The stories in this column are translations by Mr. Nollet from “Die Juden In Der Welt [The Jews in the World]” by Mark Wischnitzer, a long out-of-print book published more than seven decades ago in Germany. The book examines Jewish communities, one country at a time, as they existed in 1935 – a time before the Nazis began their extermination campaign against the Jews and before there was a state of Israel.
The Jews Of The U.S.
(Part Three) The outward orderliness of the new circumstances of life was not without inner quakings of a spiritual crisis. Mixed marriages were extremely frequent in the southern and western states, where Jews were sprinkled in among the Christian populations. They came to about a third of the marriages Jews entered. But after 1881 the picture changed, with the flood of Jewish immigrants into New York. From 1908-1912, only 1.17 percent of marriages involving Jews were mixed.
How tiny that number is can be understood by comparing the rate of Jewish intermarriages in other places: In 1927, over 64 percent of Jewish marriages in Berlin were mixed and in Trieste there were 255 mixed marriages as opposed the 100 marriages between two Jews.
By 1930 the total population of the United States was 122,775,000. According to the estimate of Ch. Linfield in 1927, Jews made up 3.5 percent of the total population.
The Jews [Translator’s Note: at the time Wischnitzer was writing the book] live in 2,477 large and middle-sized cities and in 7,235 communities in the open lands. There was a long interruption in immigration because of the [First] World War but picked up again after the war. In 1921 alone there were 119,000 immigrants, 15 percent of the total immigration in those years. These immigrants came mainly from eastern Europe. [According to at least one study] of the 4.2 million Jews who were counted in the United States in 1927, a good 3.5 million of them were either born in eastern Europe or came from parents who were. The 500,000 Jews of German origin were mostly born outside the United States, and many of these families were of an age to look back with longing to the old homeland.
Today one can hardly imagine that in the 19th century, agents for the United States were required to solicit immigrants with advertising. In 1921, a quota law was introduced, whereby immigration was set at 3 percent of the total population, and according to the fraction of any given population group present in the United States in 1910. This allowed for an immigration of 358,000 in 1921, but in 1924 the quota fell to 2 percent and was required to reflect the population distribution of the year 1890, so immigration fell to 165,000. Although Jews were registered as members of the Jewish nation upon their arrival, the quota numbers reflected their respective countries of origin.
The number of immigrating Jews between 1925 and1930 shows on average to have been 11,000 per year. (The “quota year” ran from July 1-June 30 of the following year.) In 1930/1931, the number fell by half, to 5,692, and in 1932/1933 again by half, to 2,372, all of which was a result of the economic crisis in the United States and the immigration policies of President Hoover. The main factors governing his policies were the relative economic capacity of the land and the financial status of sponsoring relatives already in the United States.

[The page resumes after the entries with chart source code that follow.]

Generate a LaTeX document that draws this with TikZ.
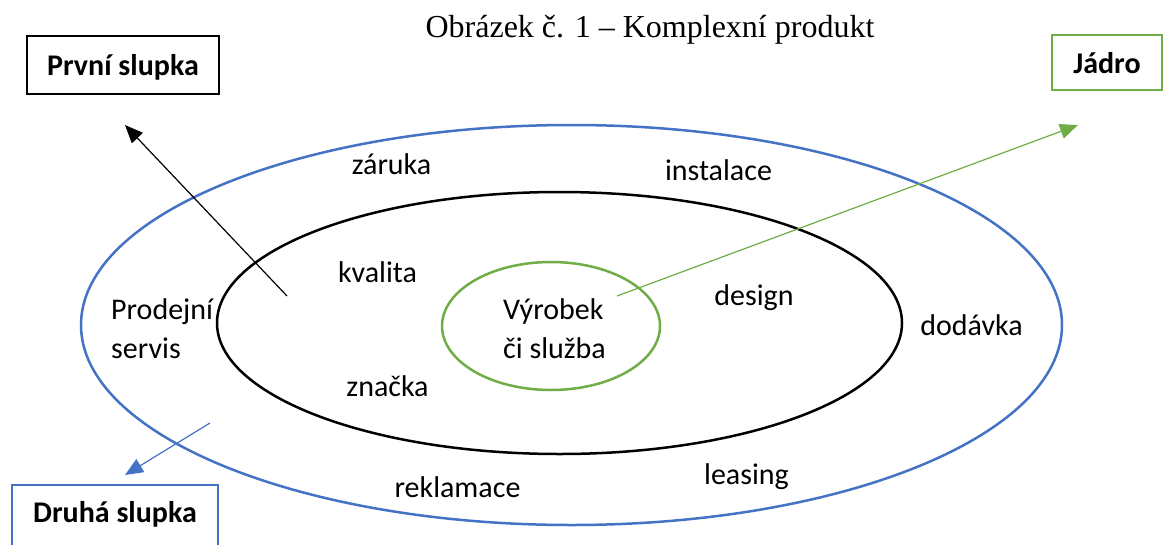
\documentclass[tikz,border=0pt]{standalone}
\usepackage{fontspec}
\setmainfont{Carlito}
\newfontfamily\titlefont{Liberation Serif}
\usetikzlibrary{arrows.meta}
\definecolor{oblue}{RGB}{68,114,196}
\definecolor{ogreen}{RGB}{112,173,71}
\tikzset{
  lbl/.style={font=\fontsize{30}{39}\selectfont, align=left, inner sep=0pt, anchor=base},
  boxlbl/.style={draw, line width=2.5pt, font=\fontsize{30}{34}\selectfont\bfseries, inner sep=0pt},
  ell/.style={line width=2.5pt},
  arr/.style={line width=1.2pt, -{Triangle[length=18pt,width=15pt]}}
}
\begin{document}
\begin{tikzpicture}[x=1pt,y=-1pt]
\useasboundingbox (0,0) rectangle (1165,544);
\fill[white] (0,0) rectangle (1165,544);
\node[font=\titlefont\fontsize{32}{36}\selectfont, anchor=base, inner sep=0pt] (title) at (650,37) {Obrázek č. 1 – Komplexní produkt};
% ellipses
\draw[ell, oblue] (571.5,325) ellipse [x radius=490.5, y radius=200];
\draw[ell, black] (559.5,323) ellipse [x radius=342.5, y radius=131];
\draw[ell, ogreen] (551,326) ellipse [x radius=109, y radius=64];
% boxes
\node[boxlbl, black, text=black, minimum width=192pt, minimum height=58pt, text height=22pt, text depth=2pt] (prvni) at (123,65) {První slupka};
\node[boxlbl, ogreen, text=black, minimum width=110pt, minimum height=55pt, text height=22pt, text depth=1pt] (jadro) at (1107,62.5) {Jádro};
\begin{scope}
\clip (0,0) rectangle (1165,544);
\node[boxlbl, oblue, text=black, minimum width=206pt, minimum height=70pt, text height=14pt, text depth=10pt] (druha) at (115,520) {Druhá slupka};
\end{scope}
% arrows
\coordinate (a1s) at (287,296);
\coordinate (a1e) at (125,125);
\coordinate (a2s) at (617,296);
\coordinate (a2e) at (1078,125);
\coordinate (a3s) at (210,423);
\coordinate (a3e) at (125,475);
\draw[arr, black] (a1s) -- (a1e);
\draw[arr, ogreen] (a2s) -- (a2e);
\draw[arr, oblue] (a3s) -- (a3e);
% labels
\node[lbl] (zaruka) at (391.5,174) {záruka};
\node[lbl] (instalace) at (718.5,180) {instalace};
\node[lbl] (kvalita) at (377.5,282) {kvalita};
\node[lbl] (design) at (754,305) {design};
\node[lbl, anchor=base west] (prodejni) at (111,358) {Prodejní\\servis};
\node[lbl] (dodavka) at (971.5,335) {dodávka};
\node[lbl] (znacka) at (387.5,396) {značka};
\node[lbl, anchor=base west] (vyrobek) at (503,358) {Výrobek\\či služba};
\node[lbl] (reklamace) at (457.5,497) {reklamace};
\node[lbl] (leasing) at (746.5,484) {leasing};
\end{tikzpicture}
\end{document}
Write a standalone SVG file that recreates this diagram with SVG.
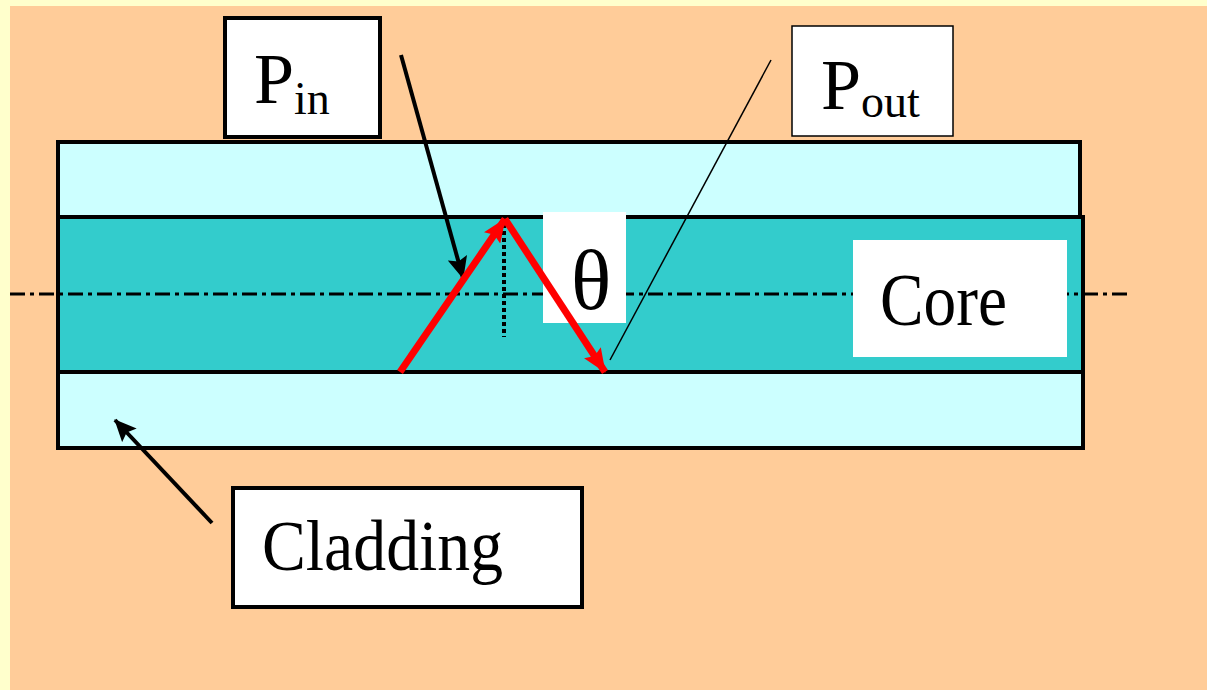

The Jewish immigration into the United States from 1900-1930, shows the following distribution: 647,000 qualified workers and artisans and 342,000 members of various professions – merchants, tradesmen, day-laborers, household help, etc. There were also 21,000 immigrants of “free” professions.
The level of participation of Jews in the confections industry, both as workers and employers, showed itself as early as the 1870s. In the 1890s there was something under 80,000 working Jewish concerns in the confections industry, which made up 90 percent of this industry.
In 1888 the first Jewish trade union was organized, the United Hebrew Trades. In 1914, the Amalgamated Clothing Workers of America – a union of ladies’ garment workers – was founded as an independent organization. At the time it was the biggest trade union in America, with 150,000 members, including non-Jews.
The second-largest trade union was the International Ladies Garment Workers Union [with about 140,000 members, of whom in 1928 about 90,000 were Jews]. There was also a union for hat makers, with about 15,000 members, 85 percent of whom were Jews, as well as a furrier trade union, among others. Jews were also represented in the construction unions, food production unions, and in the print and hairdressing industries.